Local disk is a cache. Every committed transaction is captured from the WAL and shipped as an immutable page segment to object storage; periodic compaction produces snapshots, and a branch manifest (CAS-updated JSON) indexes them. A node can be deleted at any time — a fresh pod with no PersistentVolume restores any database from object storage and serves the same data.

Segments are also streamed to read replicas, which apply them by atomic file replacement guarded by txid-chain contiguity; any gap falls back to object-storage restore, so streaming is an optimization, never a correctness dependency. Segment ship measured 61 µs p50 (prototype, in-process object store).

Writes ack on local commit and ship asynchronously by default; MEMOTURN_DURABILITY=durable (or a per-request Memoturn-Durability: durable header) acks only after the segment ships and the manifest CAS lands — see Consistency. Unreferenced objects — orphaned segments, expired burner branches — are reclaimed by a refcounted GC across all branch manifests, safe under copy-on-write, after a grace window.

Each database (branch) has exactly one writer at a time:

  • One etcd lease per node, not per database. Databases attach to their owner node’s lease session lazily, on first write — so a node hosting a million databases holds one lease.
  • Every segment and manifest write carries an epoch; manifest updates are compare-and-swap. A zombie writer with a stale epoch produces writes that the manifest CAS rejects — harmless by construction, not just unlikely.
  • Failover is bounded by lease expiry: ≤15 s to a warm replacement.

Every read response carries Memoturn-Txid. Primary reads are strongly consistent; replica and cached reads are eventually consistent within a bounded window and always disclose their txid. Clients pass Memoturn-Min-Txid for read-your-writes. The full contract is on Consistency.

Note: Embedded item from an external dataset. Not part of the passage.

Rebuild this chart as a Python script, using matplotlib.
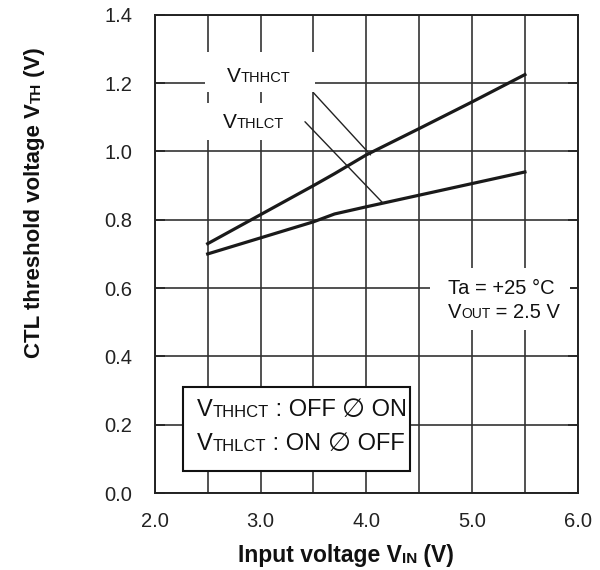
import matplotlib
matplotlib.use('Agg')
import matplotlib.pyplot as plt
import numpy as np

# Input voltage (V) and threshold voltages
vin = [2.5, 3.0, 3.5, 3.7, 4.0, 4.5, 5.0, 5.5]
vthhct = [0.73, 0.815, 0.90, 0.935, 0.99, 1.067, 1.145, 1.225]
vthlct = [0.70, 0.747, 0.794, 0.817, 0.838, 0.872, 0.906, 0.94]

xticks = [2.0, 3.0, 4.0, 5.0, 6.0]
yticks = [0.0, 0.2, 0.4, 0.6, 0.8, 1.0, 1.2, 1.4]

plt.rcParams['font.family'] = ['Liberation Sans', 'DejaVu Sans']

K = 0.21  # descent fraction, used to line up baselines of mixed sizes


def mixed_text(ax, x, y, parts, coords, rotation=0, weight='normal'):
    # draw "V" + smaller caps + rest, chained one after another
    s, fs = parts[0]
    if rotation == 0:
        t = ax.text(x, y, s, fontsize=fs, transform=coords, ha='left',
                    va='bottom', weight=weight, zorder=5, color='#111111')
    else:
        t = ax.text(x, y, s, fontsize=fs, transform=coords, ha='right',
                    va='bottom', rotation=90, weight=weight, zorder=5,
                    color='#111111')
    prev = fs
    for s, fs in parts[1:]:
        d = K * (prev - fs)
        if rotation == 0:
            t = ax.annotate(s, xy=(1, 0), xycoords=t, xytext=(0, d),
                            textcoords='offset points', fontsize=fs,
                            ha='left', va='bottom', weight=weight, zorder=5,
                            color='#111111')
        else:
            t = ax.annotate(s, xy=(1, 1), xycoords=t, xytext=(-d, 0),
                            textcoords='offset points', fontsize=fs,
                            ha='right', va='bottom', rotation=90,
                            weight=weight, zorder=5, color='#111111')
        prev = fs
    return t


def blank(ax, x0, y0, x1, y1):
    # white patch that hides the grid behind a label
    ax.add_patch(plt.Rectangle((x0, y0), x1 - x0, y1 - y0, fc='white',
                               ec='none', zorder=2))


fig = plt.figure(figsize=(6, 5.7), dpi=100)
ax = fig.add_axes([0.258, 0.135, 0.705, 0.839])

ax.plot(vin, vthhct, color='#1a1a1a', lw=2.3, zorder=3)
ax.plot(vin, vthlct, color='#1a1a1a', lw=2.3, zorder=3)

ax.set_xlim(2.0, 6.0)
ax.set_ylim(0.0, 1.4)
xpos = np.arange(2.0, 6.01, 0.5)
ax.set_xticks(xpos)
ax.set_xticklabels(['%.1f' % v if v in xticks else '' for v in xpos])
ax.set_yticks(yticks)
ax.set_yticklabels(['%.1f' % v for v in yticks])
ax.grid(True, color='#333333', lw=1.2)
ax.tick_params(axis='x', length=0, pad=14, labelsize=14.5, colors='#222222')
ax.tick_params(axis='y', direction='in', length=7, width=1.2, pad=16,
               labelsize=14.5, colors='#222222', right=True)
for sp in ax.spines.values():
    sp.set_color('#222222')
    sp.set_linewidth(1.4)

# curve labels with white patches over the grid
blank(ax, 2.473, 1.175, 3.513, 1.292)
blank(ax, 2.473, 1.034, 3.37, 1.142)
mixed_text(ax, 2.681, 1.192, [('V', 15), ('THHCT', 10.5)], ax.transData)
mixed_text(ax, 2.643, 1.057, [('V', 15), ('THLCT', 10.5)], ax.transData)

ax.annotate('', xy=(4.04, 0.99), xytext=(3.5, 1.172),
            arrowprops=dict(arrowstyle='-', color='#222222', lw=1.0,
                            shrinkA=0, shrinkB=0), zorder=4)
ax.annotate('', xy=(4.16, 0.848), xytext=(3.42, 1.087),
            arrowprops=dict(arrowstyle='-', color='#222222', lw=1.0,
                            shrinkA=0, shrinkB=0), zorder=4)

# conditions
blank(ax, 4.6, 0.477, 5.93, 0.659)
mixed_text(ax, 4.77, 0.571, [('Ta = +25 °C', 14.5)], ax.transData)
mixed_text(ax, 4.77, 0.50, [('V', 14.5), ('OUT', 10), (' = 2.5 V', 14.5)], ax.transData)

# legend box
ax.add_patch(plt.Rectangle((2.265, 0.064), 2.145, 0.246, fc='white',
                           ec='#111111', lw=1.5, zorder=4))
mixed_text(ax, 2.397, 0.211, [('V', 17), ('THHCT', 12), (' : OFF ', 17),
                              ('∅', 19), (' ON', 17)], ax.transData)
mixed_text(ax, 2.397, 0.111, [('V', 17), ('THLCT', 12), (' : ON ', 17),
                              ('∅', 19), (' OFF', 17)], ax.transData)

# axis labels
mixed_text(ax, 238 / 600, 0.005, [('Input voltage V', 16.5), ('IN', 11), (' (V)', 16.5)],
           fig.transFigure, weight='bold')
mixed_text(ax, 0.075, (570 - 358) / 570, [('CTL threshold voltage V', 16), ('TH', 11), (' (V)', 16)],
           fig.transFigure, rotation=90, weight='bold')

fig.savefig('out.png', dpi=100)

  1. Client (SDK, MCP, CLI, or raw HTTP) sends a request addressed to a database — for memory routes, the profile database {ns}--{profile}.
  2. The gateway resolves the owner node from its placement cache and forwards.
  3. Writes: the owner checks its lease and epoch, commits the transaction to the local WAL (the Standard-durability commit point), acks, then seals and ships the segment.
  4. Reads: served from the hot handle, a local replica, or by waking the database from object storage; the response carries txid.
  5. Epoch mismatch (ownership moved) → the gateway refreshes placement and retries.

One profile database holds every shape of agent state, all behind one HTTP/JSON API:

SurfaceMechanism
Typed memoryreserved __memoturn_memories* tables: supersession, FTS5, DiskANN
DocumentsJSON document collections with filter queries, compiled to SQL over JSONB — see Data model
KVreserved __memoturn_kv fast path with TTL and cached reads
VectorslibSQL native F32_BLOB + DiskANN, ordinary columns in the file
SQLthe escape hatch; reserved __memoturn_ tables are unreachable from user SQL

Because vectors, documents, and memories are rows in the same file, they replicate, fork, and rewind together through the same segment/manifest machinery.

A fork is a CAS of a new manifest referencing parent@txidO(1), no data movement, measured 47 µs p50 on the prototype. Checkpoints, rewind, PITR, and burner branches are covered on Branching.

The whole stack ships as one Helm umbrella chart to any Kubernetes (EKS/GKE/AKS/self-hosted): memoturnd plus object storage and etcd dependencies. Nodes are stateless by design — no PersistentVolumes. See Deployment and Scaling.